**INSTRUCTIONS TO FOLLOW**: Output the material beneath this task exactly, images excluded.

**COLLECTED DATA**:
§ §

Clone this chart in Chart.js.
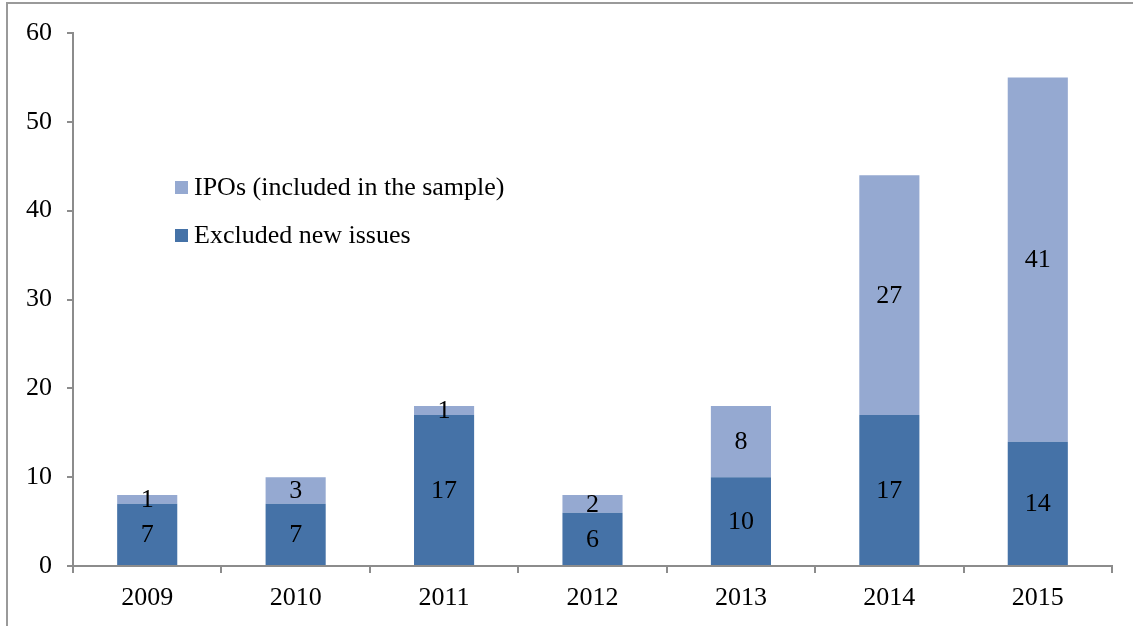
<!DOCTYPE html>
<html lang="en">
<head>
    <meta charset="UTF-8">
    <title>New issues by year</title>
    <script src="https://cdn.jsdelivr.net/npm/chart.js"></script>
    <style>
        html, body { margin: 0; padding: 0; background: #fff; }
        #wrap { position: relative; width: 1133px; height: 626px; }
        #frame {
            position: absolute; left: 6px; top: 2px; right: -4px; bottom: -4px;
            border-left: 2px solid #9a9a9a; border-top: 2px solid #9a9a9a;
            pointer-events: none;
        }
        #grafico { position: absolute; left: 0; top: 0; }
    </style>
</head>
<body>
<div id="wrap">
    <canvas id="grafico" width="1133" height="626"></canvas>
    <div id="frame"></div>
</div>
<script>
    // Years and issue counts
    const anni = ['2009', '2010', '2011', '2012', '2013', '2014', '2015'];
    const esclusi = [7, 7, 17, 6, 10, 17, 14];
    const ipo = [1, 3, 1, 2, 8, 27, 41];

    const coloreScuro = '#4572a7';
    const coloreChiaro = '#95a9d1';
    const grigio = '#8c8c8c';
    const fontSerif = '"Liberation Serif", "Times New Roman", serif';

    // Values written in the middle of each stacked segment
    const etichette = {
        id: 'etichette',
        afterDatasetsDraw(chart) {
            const ctx = chart.ctx;
            ctx.save();
            ctx.font = '26px ' + fontSerif;
            ctx.fillStyle = '#000';
            ctx.textAlign = 'center';
            ctx.textBaseline = 'middle';
            chart.data.datasets.forEach((ds, i) => {
                chart.getDatasetMeta(i).data.forEach((bar, j) => {
                    const p = bar.getProps(['x', 'y', 'base'], true);
                    ctx.fillText(String(ds.data[j]), p.x, (p.y + p.base) / 2 + 1);
                });
            });
            ctx.restore();
        }
    };

    // Legend inside the plot, top dataset first
    const legenda = {
        id: 'legenda',
        afterDraw(chart) {
            const ctx = chart.ctx;
            ctx.save();
            ctx.font = '26px ' + fontSerif;
            ctx.textBaseline = 'middle';
            const voci = chart.data.datasets.slice().reverse();
            voci.forEach((ds, k) => {
                const y = 188 + k * 48;
                ctx.fillStyle = ds.backgroundColor;
                ctx.fillRect(175, y - 7, 13, 13);
                ctx.fillStyle = '#000';
                ctx.fillText(ds.label, 194, y);
            });
            ctx.restore();
        }
    };

    const grafico = new Chart(document.getElementById('grafico'), {
        type: 'bar',
        data: {
            labels: anni,
            datasets: [{
                label: 'Excluded new issues',
                data: esclusi,
                backgroundColor: coloreScuro
            }, {
                label: 'IPOs (included in the sample)',
                data: ipo,
                backgroundColor: coloreChiaro
            }]
        },
        options: {
            responsive: false,
            animation: false,
            layout: { padding: { left: 0, right: 21, top: 33, bottom: 0 } },
            datasets: { bar: { categoryPercentage: 1, barPercentage: 0.405 } },
            plugins: {
                legend: { display: false },
                tooltip: { enabled: false }
            },
            scales: {
                x: {
                    stacked: true,
                    grid: { offset: true, drawOnChartArea: false, tickLength: 7, color: grigio, lineWidth: 2 },
                    border: { color: grigio, width: 2 },
                    ticks: { color: '#000', font: { family: fontSerif, size: 26 }, padding: 10 },
                    afterFit(scale) { scale.height = 60; }
                },
                y: {
                    stacked: true,
                    min: 0,
                    max: 60,
                    ticks: { stepSize: 10, color: '#000', font: { family: fontSerif, size: 26 }, padding: 15 },
                    grid: { drawOnChartArea: false, tickLength: 6, color: grigio, lineWidth: 2 },
                    border: { color: grigio, width: 2 },
                    afterFit(scale) { scale.width = 73; }
                }
            }
        },
        plugins: [etichette, legenda]
    });
</script>
</body>
</html>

§ §

**RESULT**:
Clone this chart in Chart.js.
<!DOCTYPE html>
<html lang="en">
<head>
    <meta charset="UTF-8">
    <title>New issues by year</title>
    <script src="https://cdn.jsdelivr.net/npm/chart.js"></script>
    <style>
        html, body { margin: 0; padding: 0; background: #fff; }
        #wrap { position: relative; width: 1133px; height: 626px; }
        #frame {
            position: absolute; left: 6px; top: 2px; right: -4px; bottom: -4px;
            border-left: 2px solid #9a9a9a; border-top: 2px solid #9a9a9a;
            pointer-events: none;
        }
        #grafico { position: absolute; left: 0; top: 0; }
    </style>
</head>
<body>
<div id="wrap">
    <canvas id="grafico" width="1133" height="626"></canvas>
    <div id="frame"></div>
</div>
<script>
    // Years and issue counts
    const anni = ['2009', '2010', '2011', '2012', '2013', '2014', '2015'];
    const esclusi = [7, 7, 17, 6, 10, 17, 14];
    const ipo = [1, 3, 1, 2, 8, 27, 41];

    const coloreScuro = '#4572a7';
    const coloreChiaro = '#95a9d1';
    const grigio = '#8c8c8c';
    const fontSerif = '"Liberation Serif", "Times New Roman", serif';

    // Values written in the middle of each stacked segment
    const etichette = {
        id: 'etichette',
        afterDatasetsDraw(chart) {
            const ctx = chart.ctx;
            ctx.save();
            ctx.font = '26px ' + fontSerif;
            ctx.fillStyle = '#000';
            ctx.textAlign = 'center';
            ctx.textBaseline = 'middle';
            chart.data.datasets.forEach((ds, i) => {
                chart.getDatasetMeta(i).data.forEach((bar, j) => {
                    const p = bar.getProps(['x', 'y', 'base'], true);
                    ctx.fillText(String(ds.data[j]), p.x, (p.y + p.base) / 2 + 1);
                });
            });
            ctx.restore();
        }
    };

    // Legend inside the plot, top dataset first
    const legenda = {
        id: 'legenda',
        afterDraw(chart) {
            const ctx = chart.ctx;
            ctx.save();
            ctx.font = '26px ' + fontSerif;
            ctx.textBaseline = 'middle';
            const voci = chart.data.datasets.slice().reverse();
            voci.forEach((ds, k) => {
                const y = 188 + k * 48;
                ctx.fillStyle = ds.backgroundColor;
                ctx.fillRect(175, y - 7, 13, 13);
                ctx.fillStyle = '#000';
                ctx.fillText(ds.label, 194, y);
            });
            ctx.restore();
        }
    };

    const grafico = new Chart(document.getElementById('grafico'), {
        type: 'bar',
        data: {
            labels: anni,
            datasets: [{
                label: 'Excluded new issues',
                data: esclusi,
                backgroundColor: coloreScuro
            }, {
                label: 'IPOs (included in the sample)',
                data: ipo,
                backgroundColor: coloreChiaro
            }]
        },
        options: {
            responsive: false,
            animation: false,
            layout: { padding: { left: 0, right: 21, top: 33, bottom: 0 } },
            datasets: { bar: { categoryPercentage: 1, barPercentage: 0.405 } },
            plugins: {
                legend: { display: false },
                tooltip: { enabled: false }
            },
            scales: {
                x: {
                    stacked: true,
                    grid: { offset: true, drawOnChartArea: false, tickLength: 7, color: grigio, lineWidth: 2 },
                    border: { color: grigio, width: 2 },
                    ticks: { color: '#000', font: { family: fontSerif, size: 26 }, padding: 10 },
                    afterFit(scale) { scale.height = 60; }
                },
                y: {
                    stacked: true,
                    min: 0,
                    max: 60,
                    ticks: { stepSize: 10, color: '#000', font: { family: fontSerif, size: 26 }, padding: 15 },
                    grid: { drawOnChartArea: false, tickLength: 6, color: grigio, lineWidth: 2 },
                    border: { color: grigio, width: 2 },
                    afterFit(scale) { scale.width = 73; }
                }
            }
        },
        plugins: [etichette, legenda]
    });
</script>
</body>
</html>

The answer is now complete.